Monday, September 21, 2009

My Coffee With Niles

If it's true that our bodies house a soul, which has journeyed through time and traveled through space, then I can't also believe we are all the same. I've met 3 year olds and 90 year olds, and through thorough comparison and inspection, I couldn't tell you who was older.

I spent my teenage era convinced there was an aging sweet tea drinking southern woman inside me. It never served as reason enough to allow me to stay home from geometry exams, but it made my parents fear for my mental health. They never really understood I was just trying to undermine their authority by proclaiming I thought I was older than them. Yet I always did feel older than I really was. And as long as my skin can fight the years of aging, I think no one, save my parents, and the two people who read this blog, will have to be the wiser.

All of this being so, I still have a need for the modern. A new cell phone as often as a mobile servicer allows. A knowledge of the news at its breaking. A politico following. I'm an interested 2009er. But I also adore times of past. Whether it be due to the still to be proven old southern woman inside my 5'6 blonde frame.

I craved a rotary phone at one time, and as I asked, heaven and a local thrift store delivered. It wasn't the candy pink or yellow I had in childhood mental scrapbooks of a wall mounted phone I rushed to answer at Grandma and Grandpas. It was black. And it's price probably 200 times that of it's original sell for amount. But it had been as I desired and as mine it would become.

It would be more of a shabby chic decorative piece, with little otherwise value. Though I hooked it up in case.

Having had issue with my mobile device, I called the company for repair. Knowing troubleshooting is possible only by calling on a phone other than the problemed one, I used the rotary.

Interesting thing about rotaries. Aside from the 4 American businesses who plan for those who call from rotaries, no one else is enabled. Unable to "key" in my selections, the automated voice on the other end growing more frustrated with my lack of response, disconnected. If it hadn't been automated, I'd imagine her saying something like "get a real phone, idiot."

I called back on my mobile.

"You know you really have to call on a landline-"

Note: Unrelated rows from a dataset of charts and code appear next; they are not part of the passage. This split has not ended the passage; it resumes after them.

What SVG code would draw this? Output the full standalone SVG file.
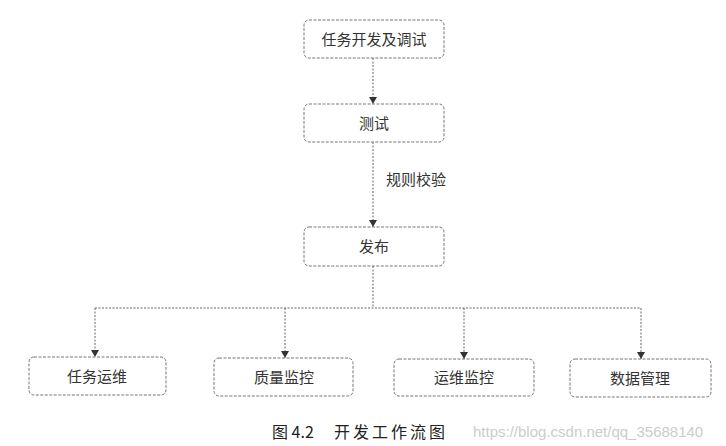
<svg xmlns="http://www.w3.org/2000/svg" width="726" height="446" viewBox="0 0 726 446">
<style>
.box{fill:#fff;stroke:#777;stroke-width:1;stroke-dasharray:3 1.5}
.t{font-family:"Noto Sans CJK SC",sans-serif;font-size:15px;fill:#333;text-anchor:middle}
.c{fill:none;stroke:#666;stroke-width:1;stroke-dasharray:2 1.5}
</style>
<defs><marker id="a" markerWidth="7" markerHeight="8" refX="7" refY="4" orient="auto" markerUnits="userSpaceOnUse" viewBox="0 0 7 8"><path d="M0,0L7,4L0,8z" fill="#333"/></marker></defs>
<rect width="726" height="446" fill="#fff"/>
<g id="connectors">
<path class="c" d="M373,58V104" marker-end="url(#a)"/>
<path class="c" d="M373,142V227" marker-end="url(#a)"/>
<path class="c" d="M373,266V308"/>
<path class="c" d="M95,308H641"/>
<path class="c" d="M95,308V357" marker-end="url(#a)"/>
<path class="c" d="M285,308V358" marker-end="url(#a)"/>
<path class="c" d="M464,308V359" marker-end="url(#a)"/>
<path class="c" d="M641,308V359" marker-end="url(#a)"/>
<text class="t" x="416" y="185">规则校验</text>
</g>
<g id="n1"><rect class="box" x="304" y="20" width="140" height="38" rx="5"/><text class="t" x="374" y="45">任务开发及调试</text></g>
<g id="n2"><rect class="box" x="304" y="104" width="140" height="38" rx="5"/><text class="t" x="374" y="129">测试</text></g>
<g id="n3"><rect class="box" x="304" y="227" width="140" height="39" rx="5"/><text class="t" x="374" y="252">发布</text></g>
<g id="n4"><rect class="box" x="29" y="357" width="137" height="38" rx="5"/><text class="t" x="97" y="382">任务运维</text></g>
<g id="n5"><rect class="box" x="214" y="358" width="139" height="38" rx="5"/><text class="t" x="284" y="383">质量监控</text></g>
<g id="n6"><rect class="box" x="394" y="359" width="140" height="37" rx="5"/><text class="t" x="464" y="383">运维监控</text></g>
<g id="n7"><rect class="box" x="570" y="359" width="141" height="38" rx="5"/><text class="t" x="640" y="384">数据管理</text></g>
<text x="272" y="438" style="font-family:'Noto Sans CJK SC',serif;font-size:16px;fill:#222">图 4.2</text>
<text x="334" y="438" style="font-family:'Noto Sans CJK SC',serif;font-size:16px;fill:#222;letter-spacing:3px">开发工作流图</text>
<text x="473" y="437" style="font-family:'Liberation Sans',sans-serif;font-size:15px;fill:#ccc">https://blog.csdn.net/qq_35688140</text>
</svg>
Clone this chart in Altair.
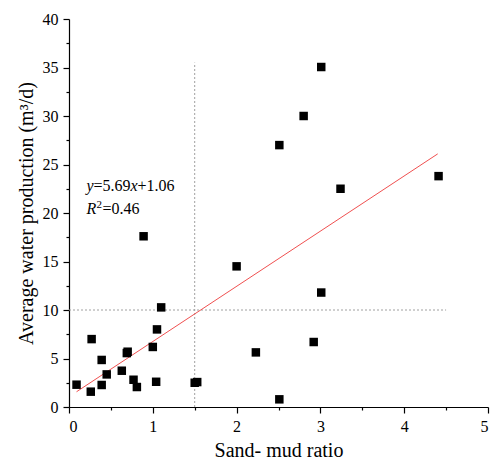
import altair as alt
import pandas as pd

# Data
ratio = [0.09, 0.27, 0.26, 0.39, 0.39, 0.45, 0.63, 0.69, 0.70, 0.77, 0.81, 1.00,
         1.05, 1.04, 1.10, 1.50, 1.53, 2.23, 2.51, 2.92, 0.89, 2.00, 3.01, 3.24,
         4.41, 3.01, 2.80, 2.51]
water = [2.30, 7.00, 1.58, 4.85, 2.27, 3.36, 3.74, 5.56, 5.70, 2.81, 2.06, 6.19,
         8.00, 2.60, 10.27, 2.50, 2.57, 5.63, 0.79, 6.70, 17.6, 14.5, 11.8, 22.5,
         23.8, 35.05, 30.0, 27.0]

slope = 5.69
intercept = 1.06
fit_x = [0.09, 4.40]

x_major = [0, 1, 2, 3, 4, 5]
x_minor = [0.5, 1.5, 2.5, 3.5, 4.5]
y_major = [0, 5, 10, 15, 20, 25, 30, 35, 40]
y_minor = [2.5, 7.5, 12.5, 17.5, 22.5, 27.5, 32.5, 37.5]

vline_x = [1.5]
vline_y = [0, 35.5]
hline_y = [10]
hline_x = [0, 4.5]

FONT = "Liberation Serif"

pts = pd.DataFrame({"ratio": ratio, "water": water})
fit = pd.DataFrame({"x": fit_x, "y": [slope * v + intercept for v in fit_x]})
vl = pd.DataFrame({"x": vline_x, "y": [vline_y[0]], "y2": [vline_y[1]]})
hl = pd.DataFrame({"y": hline_y, "x": [hline_x[0]], "x2": [hline_x[1]]})

xs = alt.Scale(domain=[0, 5], nice=False, zero=False)
ys = alt.Scale(domain=[0, 40], nice=False, zero=False)

common = dict(labelFont=FONT, titleFont=FONT, labelFontSize=16, titleFontSize=20,
              titleFontWeight="normal", labelColor="black", titleColor="black",
              domainColor="black", tickColor="black", domainWidth=1.2, tickWidth=1.2,
              grid=False)

x_axis = alt.Axis(values=x_major, orient="bottom", title="Sand- mud ratio",
                  tickSize=6, labelPadding=5, titlePadding=6, format="d", **common)
y_axis = alt.Axis(values=y_major, orient="left", title="Average water production (m³/d)",
                  tickSize=6, labelPadding=5, titlePadding=6, format="d", **common)

points = alt.Chart(pts).mark_square(size=72, color="black", opacity=1).encode(
    x=alt.X("ratio:Q", scale=xs, axis=x_axis),
    y=alt.Y("water:Q", scale=ys, axis=y_axis),
)

minor = alt.Chart(pts).mark_point(opacity=0).encode(
    x=alt.X("ratio:Q", scale=xs, axis=alt.Axis(values=x_minor, orient="bottom", labels=False,
                                              domain=False, grid=False, tickSize=3,
                                              tickColor="black", tickWidth=1.2, title=None)),
    y=alt.Y("water:Q", scale=ys, axis=alt.Axis(values=y_minor, orient="left", labels=False,
                                              domain=False, grid=False, tickSize=3,
                                              tickColor="black", tickWidth=1.2, title=None)),
)

fit_line = alt.Chart(fit).mark_line(color="#f05050", strokeWidth=1).encode(
    x=alt.X("x:Q", scale=xs, axis=None),
    y=alt.Y("y:Q", scale=ys, axis=None),
)

vrule = alt.Chart(vl).mark_rule(color="#a0a0a0", strokeDash=[2, 2], strokeWidth=1).encode(
    x=alt.X("x:Q", scale=xs, axis=None),
    y=alt.Y("y:Q", scale=ys, axis=None),
    y2="y2:Q",
)
hrule = alt.Chart(hl).mark_rule(color="#a0a0a0", strokeDash=[2, 2], strokeWidth=1).encode(
    y=alt.Y("y:Q", scale=ys, axis=None),
    x=alt.X("x:Q", scale=xs, axis=None),
    x2="x2:Q",
)

# Equation annotation, split so that the variables are italic and 2 is a superscript
ann_x = 0.21
eq_y = 22.3
r_y = 19.9
pieces = [
    ("y", eq_y, 0, 0, "italic", 16),
    ("=5.69", eq_y, 7, 0, "normal", 16),
    ("x", eq_y, 44, 0, "italic", 16),
    ("+1.06", eq_y, 51, 0, "normal", 16),
    ("R", r_y, 0, 0, "italic", 16),
    ("2", r_y, 10, -6, "normal", 11),
    ("=0.46", r_y, 16, 0, "normal", 16),
]
texts = []
for t, yy, dx, dy, style, fs in pieces:
    d = pd.DataFrame({"x": [ann_x], "y": [yy], "t": [t]})
    texts.append(
        alt.Chart(d).mark_text(align="left", baseline="alphabetic", dx=dx, dy=dy, font=FONT,
                               fontSize=fs, fontStyle=style, color="black").encode(
            x=alt.X("x:Q", scale=xs, axis=None),
            y=alt.Y("y:Q", scale=ys, axis=None),
            text="t:N",
        )
    )

chart = alt.layer(vrule, hrule, fit_line, minor, points, *texts).resolve_axis(
    x="independent", y="independent"
).properties(
    width=419, height=388,
    autosize=alt.AutoSizeParams(type="none"),
    padding={"left": 61, "top": 11, "right": 4, "bottom": 54},
).configure_view(stroke=None).configure_axis(labelFont=FONT, titleFont=FONT)

chart.save("out.html", embed_options={"renderer": "svg", "actions": False})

"Yes I know. Long story, long.....


...so if you could call me on my rotary phone, I think then we could troubleshoot my cell phone."

"Ok calling now, mam'"

"Oh I forget to add, sir, my rotary phone doesn't ring. So tell me when you're calling, and then I will just pick it up."

I'm typically late to the party. And it's not my first time at the rodeo. I was born on a Tuesday, just not last Tuesday. But my life, resembles that of a circus, at a more curious inspection. Between a cell phone born in 2009, and a rotary phone born in 1950, both can dial out, but only one can key in selections, and neither can perform any other functions of a typical telephone.

I think through the next 30 minutes he was in many way pleased that I wasn't as ill minded as I had originally given off the perception. My mobile was repaired, and my rotary shall, in the way it was bought, be fancied mostly for decorative glances. I have at least one phone that can make, and receive, telephone calls, text messages, and with satellite's assistance, perhaps some data services.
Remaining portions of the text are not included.